Outside of RJ’s first moto win. A big surprise to me was Haiden Deegan. Not only did he have a great comeback ride in the first moto, he straight up caught and passed two time MX2 World Champion, Tom Vialle. Deegan did very well preloading bumps through the day to save energy. One instance of this that stuck out to me was his pass on Ryder D in the rollers with a few minutes to go in the first moto. He was able to use the bumps going into the turn to drop down into the ruts. The way he’s able to do this reminds me of the Villopoto used to ride outdoors. Haiden should be proud of his day; as he continues to put the haters to rest and prove them wrong.
As far as the 450 class goes, Jett WOWed me. He rode incredibly smooth both motos. Even through immense pressure from his Honda teammate, Chase Sexton, Jett was still able to come away with 1-1 finishes. Lawrence was always smooth on his 250, but his smoothness seemed to multiply with this move to the 450 class. His ability to float over the bumps and link turn to turn together was truly impressive; definitely something you don’t see often. Chase was right there in the second moto. He looked like he was working so hard to get around Jett. The #23 was taking any line he could to not follow and try to set up a pass. It’s insane how two riders could have totally different styles of attacking the track and be so close in speed for 30 minutes plus two laps. Barring injury, this title fight is going to be spectacular. With the addition of the metal starting grates, it’s likely we will see the two Honda boys up front more often than not. With improvement from both riders as well, I see no challenge from other riders in the field.

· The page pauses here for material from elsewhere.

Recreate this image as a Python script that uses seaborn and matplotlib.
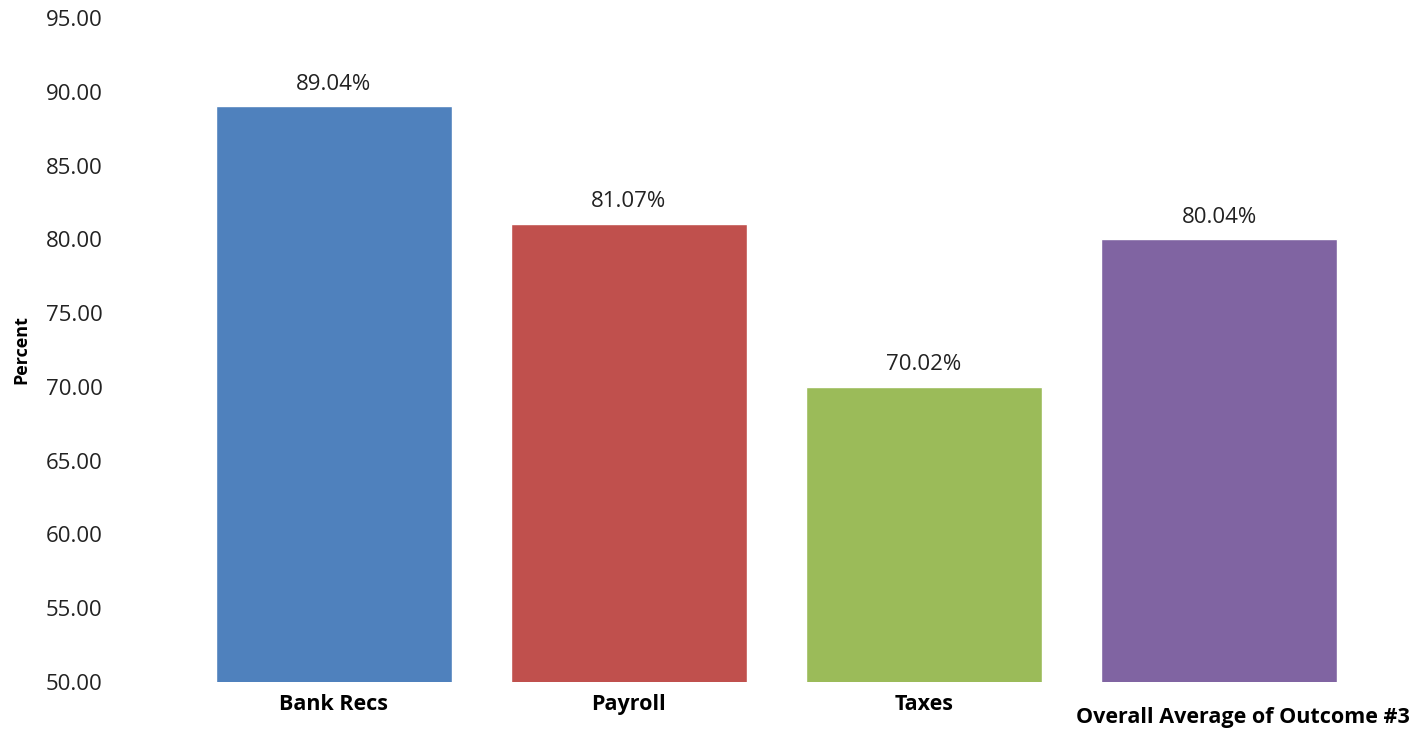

Last thing to touch on would be Dylan Ferrandis. He looked extremely uncomfortable. Now I’m in no position to speak while sitting on my couch watching, but he and his bike didn’t look like they were getting along at all. I’m not sure if it’s the lack of time on the back or the bike setup itself but you have to think that Dylan and his team are scratching their heads this week trying to come up with ways to close the gap to the top two. Those are just some of my many thoughts about the opening round of the 2023 Pro Motocross series. It was a great start to what should be an eventful year full of racing. I look forward to Hangtown, for which riders will be able to back up their results and who can improve on their not so good first round.